## Aim
Below are records; please write out exactly the lines from the first line through the line containing "(1,6) rectangle (499,712);", with no pictures.

--- Start of Record excerpts ---

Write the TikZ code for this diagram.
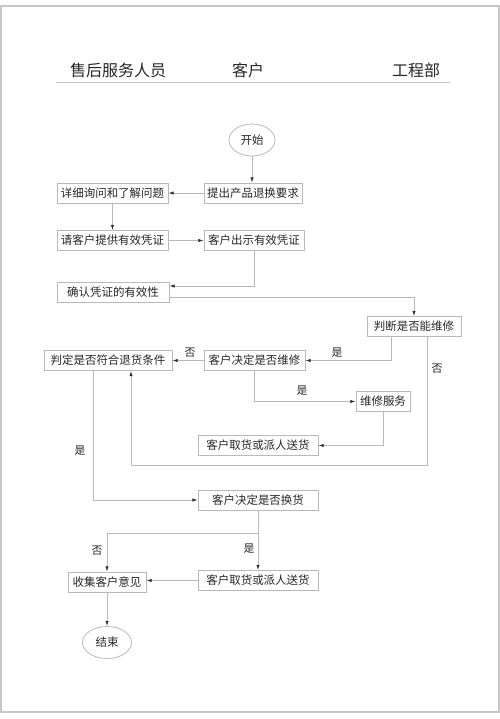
\documentclass[tikz,border=0pt]{standalone}
\usepackage{fontspec}
\newfontfamily\cjk{Noto Sans CJK SC}
\usetikzlibrary{arrows.meta,calc,shapes.geometric}

\begin{document}
\begin{tikzpicture}[x=0.75pt,y=0.75pt,yscale=-1,xscale=1,
    box/.style={draw=gray!55,line width=0.6pt,inner sep=0pt,minimum width=#1*0.75pt,minimum height=15pt,text=black!85,font=\cjk\fontsize{8.6}{10}\selectfont},
    oval/.style={ellipse,draw=gray!55,line width=0.6pt,inner sep=0pt,minimum width=#1*0.75pt,minimum height=24pt,text=black!85,font=\cjk\fontsize{8.6}{10}\selectfont},
    line/.style={draw=gray!55,line width=0.6pt},
    arr/.style={line,-{Latex[length=4pt,width=2.6pt,color=black!80]}},
    lbl/.style={inner sep=0pt,text=black!85,font=\cjk\fontsize{8.2}{10}\selectfont},
    head/.style={inner sep=0pt,text=black!85,font=\cjk\fontsize{12}{14}\selectfont}]
    \useasboundingbox (0,0) rectangle (500,719);
    \draw [gray!45,line width=1pt] (1,6) rectangle (499,712);

    % lanes
    \node [head] (lane1) at (118,70) {售后服务人员};
    \node [head] (lane2) at (248,70) {客户};
    \node [head] (lane3) at (416,70) {工程部};
    \draw [gray!45,line width=0.6pt] (56,82) -- (450,82);

    \node [oval=46] (start) at (252,140) {开始};
    \node [box=98] (ask) at (253,193) {提出产品退换要求};
    \node [box=111] (inquire) at (112.5,193) {详细询问和了解问题};
    \node [box=111] (reqcert) at (112.5,240.5) {请客户提供有效凭证};
    \node [box=100] (showcert) at (254,240.5) {客户出示有效凭证};
    \node [box=112] (confirm) at (113,292) {确认凭证的有效性};
    \node [box=94] (judge) at (414,326.5) {判断是否能维修};
    \node [box=101] (decide) at (254.5,360.5) {客户决定是否维修};
    \node [box=128] (refund) at (108,360.5) {判定是否符合退货条件};
    \node [box=54] (repair) at (383,401.5) {维修服务};
    \node [box=120] (pickup1) at (258,445.5) {客户取货或派人送货};
    \node [box=120] (exchange) at (258,500) {客户决定是否换货};
    \node [box=120] (pickup2) at (258,580.5) {客户取货或派人送货};
    \node [box=78] (collect) at (107,582) {收集客户意见};
    \node [oval=49] (stop) at (107,642.5) {结束};

    \coordinate (back) at (131,465);
    \coordinate (split) at (258,533);

    \draw [arr] (start.south) -- (start.south |- ask.north);
    \draw [arr] (ask.west) -- (inquire.east);
    \draw [arr] (inquire.south) -- (reqcert.north);
    \draw [arr] (reqcert.east) -- (showcert.west);
    \draw [arr] (showcert.south) |- ($(confirm.east)+(0,-6)$);
    \draw [arr] ($(confirm.east)+(0,5)$) -| (judge.north);
    \draw [arr] ($(judge.south)+(-23,0)$) |- (decide.east);
    \draw [arr] ($(judge.south)+(13,0)$) |- (back) -- (back |- refund.south);
    \draw [arr] (decide.west) -- (refund.east);
    \draw [arr] (decide.south) |- (repair.west);
    \draw [arr] (repair.south) |- (pickup1.east);
    \draw [arr] ($(refund.south)+(-15,0)$) |- (exchange.west);
    \draw [arr] (exchange.south) -- (pickup2.north);
    \draw [arr] (split) -| (collect.north);
    \draw [arr] (pickup2.west) -- (pickup2.west -| collect.east);
    \draw [arr] (collect.south) -- (stop.north);

    \node [lbl] (yes1) at (337,353) {是};
    \node [lbl] (no1) at (437,369) {否};
    \node [lbl] (no2) at (190,353) {否};
    \node [lbl] (yes2) at (302,391) {是};
    \node [lbl] (yes3) at (80,451) {是};
    \node [lbl] (no3) at (97,551) {否};
    \node [lbl] (yes4) at (249,549) {是};
\end{tikzpicture}
\end{document}
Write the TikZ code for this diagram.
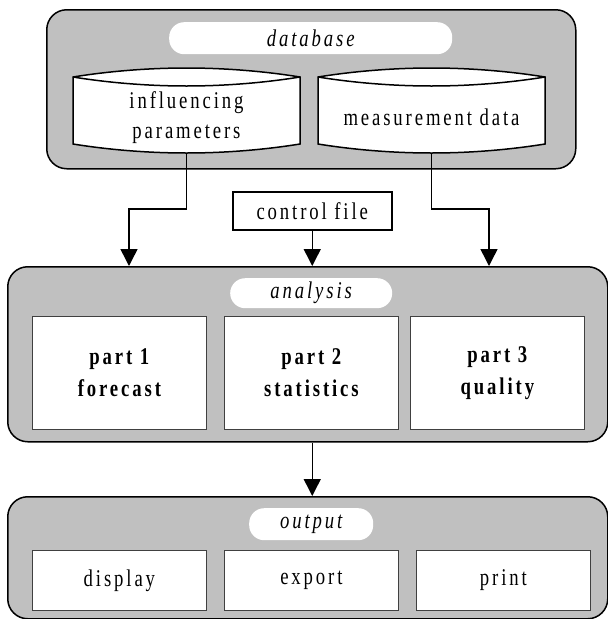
\documentclass[tikz,border=0pt]{standalone}
\usepackage{fontspec}
\setmainfont{Liberation Serif}[FakeStretch=0.78,LetterSpace=12]
\usetikzlibrary{arrows.meta}

\definecolor{grigio}{RGB}{192,192,192}
\newcommand{\dimtesto}{\fontsize{24}{30}\selectfont}

\begin{document}
\begin{tikzpicture}[x=1pt,y=-1pt,
    every node/.append style={font=\dimtesto},
    pannello/.style={draw,line width=1.5pt,fill=grigio,rounded corners=20pt,anchor=north west,inner sep=0pt},
    titolo/.style={fill=white,rounded corners=15pt,anchor=north west,inner sep=0pt,font=\dimtesto\itshape},
    casella/.style={draw=black!75,line width=0.8pt,fill=white,anchor=north west,inner sep=0pt,align=center},
    parte/.style={casella,font=\fontsize{24}{32}\selectfont\bfseries,minimum width=174pt,minimum height=113pt},
    uscita/.style={casella,minimum width=174pt,minimum height=60pt},
    bordo/.style={line width=1.5pt},
    cilindro/.style={inner sep=0pt,align=center,minimum width=227pt,minimum height=72pt},
    freccia/.style={line width=1.5pt,-{Triangle[length=17pt,width=17pt]}}]

    \useasboundingbox (0,0) rectangle (608,619);

    % Pannelli grigi
    \node[pannello,minimum width=529pt,minimum height=159pt] (dbpanel) at (46,9) {};
    \node[pannello,minimum width=600pt,minimum height=175pt] (anpanel) at (7,266) {};
    \node[pannello,minimum width=600pt,minimum height=122pt] (outpanel) at (7,496) {};

    % Titoli
    \node[titolo,minimum width=283pt,minimum height=32pt] (dbtitle) at (169,22) {database};
    \node[titolo,minimum width=162pt,minimum height=30pt] (antitle) at (230,278) {analysis};
    \node[titolo,minimum width=124pt,minimum height=32pt] (outtitle) at (249,508) {output};

    % Cilindri della base dati
    \foreach \cx in {186.5,431.5} {
        \draw[bordo,fill=white] (\cx-113.5,77) -- (\cx-113.5,144)
            parabola bend (\cx,153) (\cx+113.5,144) -- (\cx+113.5,77)
            parabola bend (\cx,68) (\cx-113.5,77) -- cycle;
        \draw[bordo] (\cx-113.5,77) parabola bend (\cx,86) (\cx+113.5,77);
    }
    \node[cilindro] (infl) at (186.5,118) {influencing\\parameters};
    \node[cilindro] (meas) at (431.5,117) {measurement data};

    % File di controllo
    \node[draw,bordo,fill=white,anchor=north west,inner sep=0pt,minimum width=159pt,minimum height=38pt] (ctrl) at (232,191) {control file};

    % Parti dell'analisi
    \node[parte] (part1) at (32,316) {part 1\\forecast};
    \node[parte] (part2) at (224,316) {part 2\\statistics};
    \node[parte] (part3) at (410,316) {part 3\\quality};

    % Uscite
    \node[uscita] (display) at (32,550) {display};
    \node[uscita] (export) at (224,550) {export};
    \node[uscita] (print) at (416,550) {print};

    % Frecce
    \coordinate (g1) at (129,209);
    \coordinate (g2) at (489,209);
    \draw[freccia] (infl.south) |- (g1) -- (g1 |- anpanel.north);
    \draw[freccia] (meas.south) |- (g2) -- (g2 |- anpanel.north);
    \draw[freccia] (ctrl.south) -- (ctrl.south |- anpanel.north);
    \draw[freccia] (ctrl.south |- anpanel.south) -- (ctrl.south |- outpanel.north);
\end{tikzpicture}
\end{document}
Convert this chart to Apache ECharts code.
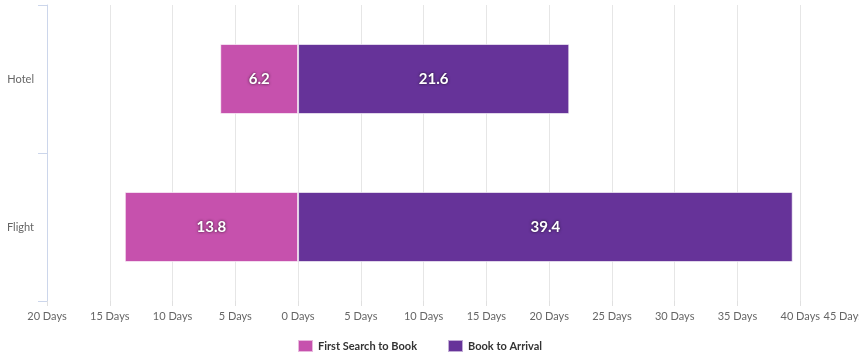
<!DOCTYPE html>
<html>
<head>
<meta charset="utf-8">
<script src="https://cdn.jsdelivr.net/npm/echarts@6/dist/echarts.min.js"></script>
<style>
  html, body { margin: 0; padding: 0; background: #fff; }
  #chart { width: 859px; height: 356px; }
</style>
</head>
<body>
<div id="chart"></div>
<script>
// Travel planning lead times, in days
const categories = ['Hotel', 'Flight'];
const searchToBook = [6.2, 13.8];     // drawn to the left of zero
const bookToArrival = [21.6, 39.4];   // drawn to the right of zero
const seriesNames = ['First Search to Book', 'Book to Arrival'];
const axisMin = -20, axisMax = 45, axisStep = 5;

const chart = echarts.init(document.getElementById('chart'));

const valueLabel = {
  show: true,
  position: 'inside',
  color: '#fff',
  fontFamily: 'Lato, "Open Sans", sans-serif',
  fontWeight: 'bold',
  fontSize: 15,
  textShadowColor: 'rgba(0,0,0,0.75)',
  textShadowBlur: 3,
  formatter: p => Math.abs(p.value).toString()
};

chart.setOption({
  animation: false,
  textStyle: { fontFamily: 'Lato, "Open Sans", sans-serif' },
  grid: { left: 47, width: 816, top: 5, bottom: 55, containLabel: false, outerBoundsMode: 'none' },
  legend: {
    bottom: 3,
    left: 297,
    padding: 0,
    itemWidth: 15,
    itemHeight: 12,
    itemGap: 30,
    icon: 'rect',
    textStyle: { color: '#333', fontWeight: 'bold', fontSize: 11 },
    data: seriesNames
  },
  xAxis: {
    type: 'value',
    min: axisMin,
    max: axisMax,
    interval: axisStep,
    axisLine: { show: false },
    axisTick: { show: true, length: 5, lineStyle: { color: '#e0e0e0' } },
    axisLabel: {
      color: '#666',
      fontSize: 11,
      margin: 10,
      alignMaxLabel: 'right',
      formatter: v => Math.abs(v) + ' Days'
    },
    splitLine: { show: true, lineStyle: { color: '#e6e6e6', width: 1 } }
  },
  yAxis: {
    type: 'category',
    data: categories,
    inverse: true,
    axisLine: { show: true, onZero: false, lineStyle: { color: '#ccd6eb' } },
    axisTick: { show: true, length: 9, lineStyle: { color: '#ccd6eb' } },
    axisLabel: { color: '#666', fontSize: 11, margin: 13 },
    splitLine: { show: false }
  },
  series: [
    {
      name: seriesNames[0],
      type: 'bar',
      stack: 'lead',
      barWidth: 70,
      data: searchToBook.map(v => -v),
      itemStyle: { color: '#c651ad', borderColor: 'rgba(255,255,255,0.6)', borderWidth: 1 },
      label: valueLabel
    },
    {
      name: seriesNames[1],
      type: 'bar',
      stack: 'lead',
      barWidth: 70,
      data: bookToArrival,
      itemStyle: { color: '#663399', borderColor: 'rgba(255,255,255,0.6)', borderWidth: 1 },
      label: valueLabel
    }
  ]
});
</script>
</body>
</html>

--- End of Record excerpts ---

## Task answer
Write the TikZ code for this diagram.
\documentclass[tikz,border=0pt]{standalone}
\usepackage{fontspec}
\newfontfamily\cjk{Noto Sans CJK SC}
\usetikzlibrary{arrows.meta,calc,shapes.geometric}

\begin{document}
\begin{tikzpicture}[x=0.75pt,y=0.75pt,yscale=-1,xscale=1,
    box/.style={draw=gray!55,line width=0.6pt,inner sep=0pt,minimum width=#1*0.75pt,minimum height=15pt,text=black!85,font=\cjk\fontsize{8.6}{10}\selectfont},
    oval/.style={ellipse,draw=gray!55,line width=0.6pt,inner sep=0pt,minimum width=#1*0.75pt,minimum height=24pt,text=black!85,font=\cjk\fontsize{8.6}{10}\selectfont},
    line/.style={draw=gray!55,line width=0.6pt},
    arr/.style={line,-{Latex[length=4pt,width=2.6pt,color=black!80]}},
    lbl/.style={inner sep=0pt,text=black!85,font=\cjk\fontsize{8.2}{10}\selectfont},
    head/.style={inner sep=0pt,text=black!85,font=\cjk\fontsize{12}{14}\selectfont}]
    \useasboundingbox (0,0) rectangle (500,719);
    \draw [gray!45,line width=1pt] (1,6) rectangle (499,712);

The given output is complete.